Description of the task | Transcribe every line from the top down to the line with "plt.rcParams['font.family'] = ['Noto", both ends included, but not the pictures.

-- BEGIN --

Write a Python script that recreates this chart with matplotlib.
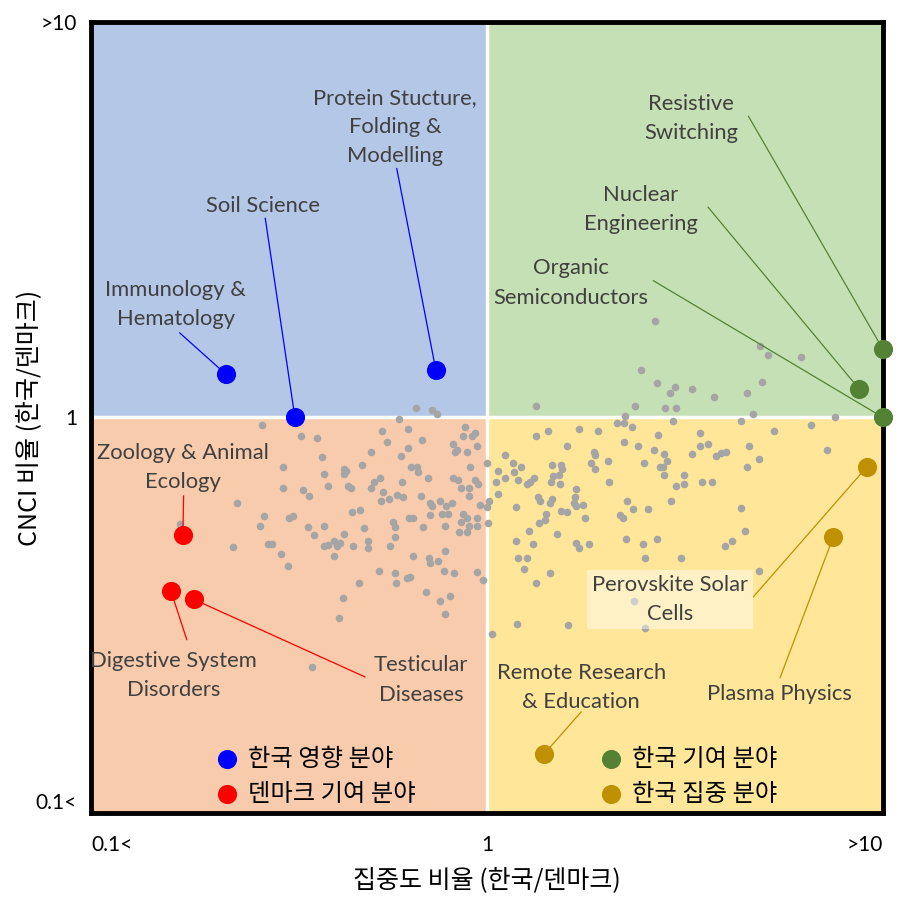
import numpy as np
import matplotlib
matplotlib.use("Agg")
import matplotlib.pyplot as plt

plt.rcParams['font.family'] = ['Noto Sans CJK KR', 'DejaVu Sans']

# ---------- data (log10 of ratio Korea/Denmark) ----------
# all research fields (grey)
grey_conc_log = [
    -0.179, -0.139, -0.126, -0.222, -0.568, -0.199, -0.265, -0.056, -0.030, -0.038,
    -0.061, -0.470, -0.429, -0.253, -0.164, -0.086, -0.025, -0.199, -0.293, -0.081,
    -0.076, -0.051, -0.217, -0.417, -0.316, -0.515, -0.361, -0.356, -0.361, -0.192,
    -0.177, -0.174, -0.043, -0.412, -0.149, -0.270, -0.285, -0.086, -0.073, -0.030,
    -0.023, -0.515, -0.465, -0.402, -0.351, -0.343, -0.293, -0.215, -0.066, -0.045,
    -0.449, -0.263, -0.268, -0.247, -0.227, -0.212, -0.167, -0.144, -0.139, -0.119,
    -0.104, -0.088, -0.045, -0.018, -0.631, -0.341, -0.321, -0.563, -0.500, -0.490,
    -0.144, -0.114, -0.098, -0.061, -0.051, -0.025, -0.197, -0.187, -0.237, -0.232,
    -0.573, -0.452, -0.412, -0.311, -0.162, -0.106, -0.066, -0.045, -0.025, -0.071,
    -0.051, -0.437, -0.361, -0.232, -0.386, -0.371, -0.379, -0.412, -0.402, -0.338,
    -0.301, -0.301, -0.245, -0.553, -0.543, -0.641, -0.520, -0.386, -0.187, -0.146,
    -0.144, -0.124, -0.106, -0.503, -0.273, -0.232, -0.109, -0.083, -0.025, -0.010,
    -0.202, -0.194, -0.323, -0.230, -0.154, -0.093, -0.119, -0.364, -0.374, -0.106,
    -0.442, -0.775,
    0.424, 0.689, 0.710, 0.793, 0.389, 0.694, 0.429, 0.475, 0.462, 0.518,
    0.573, 0.657, 0.124, 0.374, 0.449, 0.477, 0.672, 0.879, 0.348,
    0.328, 0.346, 0.366, 0.470, 0.641, 0.818, 0.725, 0.124, 0.154, 0.232,
    0.280, 0.202, 0.346, 0.381, 0.432, 0.538, 0.422, 0.447, 0.538, 0.558,
    0.518, 0.662, 0.578, 0.591, 0.604, 0.687, 0.859, 0.657, 0.045, 0.066,
    0.086, 0.000, 0.270, 0.273, 0.306, 0.396, 0.164, 0.187, 0.189, 0.263,
    0.273, 0.437, 0.444, 0.455, 0.447, 0.028, 0.068, 0.078, 0.045, 0.023,
    0.101, 0.109, 0.119, 0.167, 0.182, 0.162, 0.184, 0.308, 0.497, 0.477,
    0.497, 0.543, 0.568, 0.028, 0.005, 0.225, 0.222, 0.129, 0.134, 0.164,
    0.159, 0.220, 0.225, 0.242, 0.073, 0.000, 0.354, 0.465, 0.369, 0.407,
    0.336, 0.343, 0.641, 0.149, 0.146, 0.131, 0.187, 0.202, 0.247, 0.003,
    0.106, 0.177, 0.073, 0.116, 0.225, 0.232, 0.258, 0.351, 0.394, 0.429,
    0.652, 0.619, 0.601, 0.078, 0.101, 0.093, 0.159, 0.399, 0.490, 0.124,
    0.687, 0.371, 0.076, 0.205, 0.399, 0.013,
]
grey_cnci_log = [
    0.023, 0.020, 0.008, -0.003, -0.018, -0.028, -0.035, -0.025, -0.040, -0.048,
    -0.048, -0.048, -0.053, -0.061, -0.058, -0.068, -0.073, -0.078, -0.088, -0.088,
    -0.083, -0.088, -0.098, -0.101, -0.119, -0.126, -0.129, -0.136, -0.144, -0.126,
    -0.126, -0.139, -0.124, -0.144, -0.152, -0.152, -0.164, -0.154, -0.157, -0.157,
    -0.169, -0.179, -0.184, -0.174, -0.174, -0.179, -0.179, -0.164, -0.179, -0.179,
    -0.199, -0.189, -0.210, -0.205, -0.197, -0.202, -0.199, -0.215, -0.225, -0.212,
    -0.225, -0.215, -0.199, -0.220, -0.217, -0.240, -0.235, -0.250, -0.253, -0.250,
    -0.247, -0.245, -0.245, -0.245, -0.253, -0.253, -0.253, -0.255, -0.265, -0.278,
    -0.275, -0.278, -0.275, -0.280, -0.278, -0.275, -0.265, -0.275, -0.275, -0.290,
    -0.290, -0.298, -0.295, -0.303, -0.311, -0.318, -0.326, -0.326, -0.323, -0.326,
    -0.313, -0.331, -0.326, -0.321, -0.321, -0.328, -0.346, -0.351, -0.351, -0.356,
    -0.369, -0.364, -0.338, -0.376, -0.389, -0.394, -0.389, -0.394, -0.391, -0.412,
    -0.407, -0.404, -0.419, -0.419, -0.442, -0.452, -0.465, -0.457, -0.508, -0.497,
    -0.631, -0.270,
    0.245, 0.182, 0.159, 0.154, 0.119, 0.091, 0.086, 0.078, 0.061, 0.071,
    0.053, 0.061, 0.030, 0.030, 0.025, 0.023, 0.010, 0.000, 0.003,
    -0.015, -0.013, -0.023, -0.010, -0.008, -0.020, -0.035, -0.048, -0.033, -0.030,
    -0.033, -0.073, -0.061, -0.073, -0.045, -0.040, -0.081, -0.093, -0.073, -0.068,
    -0.093, -0.073, -0.098, -0.091, -0.086, -0.104, -0.081, -0.126, -0.096, -0.114,
    -0.124, -0.114, -0.088, -0.094, -0.111, -0.114, -0.121, -0.119, -0.129, -0.116,
    -0.131, -0.124, -0.126, -0.111, -0.146, -0.136, -0.139, -0.157, -0.152, -0.164,
    -0.167, -0.164, -0.154, -0.149, -0.146, -0.164, -0.169, -0.162, -0.146, -0.172,
    -0.167, -0.162, -0.164, -0.194, -0.210, -0.182, -0.202, -0.202, -0.212, -0.207,
    -0.217, -0.217, -0.225, -0.222, -0.227, -0.227, -0.210, -0.212, -0.232, -0.232,
    -0.247, -0.253, -0.230, -0.245, -0.260, -0.268, -0.237, -0.240, -0.253, -0.268,
    -0.288, -0.295, -0.311, -0.321, -0.318, -0.331, -0.321, -0.308, -0.321, -0.308,
    -0.288, -0.311, -0.326, -0.356, -0.354, -0.384, -0.394, -0.356, -0.354, -0.419,
    -0.389, -0.465, -0.523, -0.525, -0.533, -0.548,
]

# highlighted fields
field_names = [
    "Immunology &\nHematology", "Soil Science", "Protein Stucture,\nFolding &\nModelling",
    "Zoology & Animal\nEcology", "Digestive System\nDisorders", "Testicular\nDiseases",
    "Resistive\nSwitching", "Nuclear\nEngineering", "Organic\nSemiconductors",
    "Perovskite Solar\nCells", "Plasma Physics", "Remote Research\n& Education",
]
field_conc_log = [-0.659, -0.485, -0.129, -0.768, -0.798, -0.740,
                  1.000, 0.939, 1.000, 0.960, 0.874, 0.144]
field_cnci_log = [0.109, 0.000, 0.119, -0.298, -0.439, -0.460,
                  0.172, 0.073, 0.000, -0.124, -0.303, -0.851]
field_group = [0, 0, 0, 1, 1, 1, 2, 2, 2, 3, 3, 3]

group_labels = ["한국 영향 분야", "덴마크 기여 분야", "한국 기여 분야", "한국 집중 분야"]
group_colors = ["#0000FF", "#FF0000", "#548235", "#BF9000"]

tick_vals = [0.1, 1, 10]
x_tick_labels = ["0.1<", "1", ">10"]
y_tick_labels = ["0.1<", "1", ">10"]

# label layout (axes fraction): text centre, leader line start
label_pos = [(0.107, 0.643), (0.217, 0.767), (0.384, 0.867), (0.116, 0.437),
             (0.104, 0.174), (0.417, 0.168), (0.758, 0.878), (0.694, 0.763),
             (0.606, 0.670), (0.731, 0.270), (0.869, 0.150), (0.619, 0.159)]
line_start = [(0.112, 0.607), (0.220, 0.752), (0.386, 0.815), (0.117, 0.401),
              (0.121, 0.219), (0.346, 0.172), (0.830, 0.881), (0.779, 0.766),
              (0.710, 0.673), (0.836, 0.273), (0.870, 0.171), (0.619, 0.128)]

# ---------- plot ----------
fig = plt.figure(figsize=(9.08, 9.08), dpi=100)
ax = fig.add_axes([0.1002, 0.1046, 0.8723, 0.8712])
ax.set_xscale('log')
ax.set_yscale('log')
ax.set_xlim(0.1, 10)
ax.set_ylim(0.1, 10)

# quadrants
ax.axvspan(0.1, 1, ymin=0.5, ymax=1, color='#B4C7E7', lw=0, zorder=0)
ax.axvspan(1, 10, ymin=0.5, ymax=1, color='#C5E0B4', lw=0, zorder=0)
ax.axvspan(0.1, 1, ymin=0, ymax=0.5, color='#F8CBAD', lw=0, zorder=0)
ax.axvspan(1, 10, ymin=0, ymax=0.5, color='#FFE699', lw=0, zorder=0)
ax.axhline(1, color='white', lw=2.5, zorder=1)
ax.axvline(1, color='white', lw=2.5, zorder=1)

ax.scatter(10 ** np.array(grey_conc_log), 10 ** np.array(grey_cnci_log),
           s=30, color='#A5A5A5', lw=0, zorder=2)

txt_font = ['Lato', 'DejaVu Sans']
for i, name in enumerate(field_names):
    c = group_colors[field_group[i]]
    px, py = 10 ** field_conc_log[i], 10 ** field_cnci_log[i]
    ax.scatter(px, py, s=190, color=c, lw=0, zorder=5, clip_on=False)
    ax.annotate('', xy=(px, py), xycoords='data',
                xytext=line_start[i], textcoords='axes fraction',
                arrowprops=dict(arrowstyle='-', color=c, lw=0.9,
                                shrinkA=0, shrinkB=0), zorder=4)
    bbox = None
    if name.startswith("Perovskite"):
        bbox = dict(boxstyle='square,pad=0.22', fc='white', ec='none', alpha=0.45)
    ax.text(label_pos[i][0], label_pos[i][1], name, transform=ax.transAxes,
            ha='center', va='center', fontsize=15.8, color='#404040',
            family=txt_font, linespacing=1.58, zorder=6, bbox=bbox)

# legend
leg_xy = [(0.172, 0.068), (0.172, 0.024), (0.657, 0.068), (0.657, 0.024)]
for k, lab in enumerate(group_labels):
    lx, ly = leg_xy[k]
    ax.scatter(lx, ly, s=190, color=group_colors[k], lw=0,
               transform=ax.transAxes, zorder=6)
    ax.text(lx + 0.026, ly, lab, transform=ax.transAxes, ha='left', va='center',
            fontsize=17.5, color='black', zorder=6)

# axes styling
for sp in ax.spines.values():
    sp.set_linewidth(3.5)
    sp.set_color('black')
ax.minorticks_off()
ax.set_xticks(tick_vals)
ax.set_xticklabels(x_tick_labels, family=txt_font, fontsize=15)
ax.set_yticks(tick_vals)
ax.set_yticklabels(y_tick_labels, family=txt_font, fontsize=15)
ax.tick_params(axis='both', length=0)
ax.tick_params(axis='x', pad=16)
ax.tick_params(axis='y', pad=10)
xl = ax.get_xticklabels()
xl[0].set_ha('left')
xl[2].set_ha('right')
yl = ax.get_yticklabels()
yl[0].set_va('bottom')

ax.set_xlabel("집중도 비율 (한국/덴마크)", fontsize=18, va='center')
ax.set_ylabel("CNCI 비율 (한국/덴마크)", fontsize=18, va='center')
ax.xaxis.set_label_coords(0.5, -0.085)
ax.yaxis.set_label_coords(-0.077, 0.5)

fig.savefig("out.png", dpi=100)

-- END --

Complete response |
Write a Python script that recreates this chart with matplotlib.
import numpy as np
import matplotlib
matplotlib.use("Agg")
import matplotlib.pyplot as plt

plt.rcParams['font.family'] = ['Noto Sans CJK KR', 'DejaVu Sans']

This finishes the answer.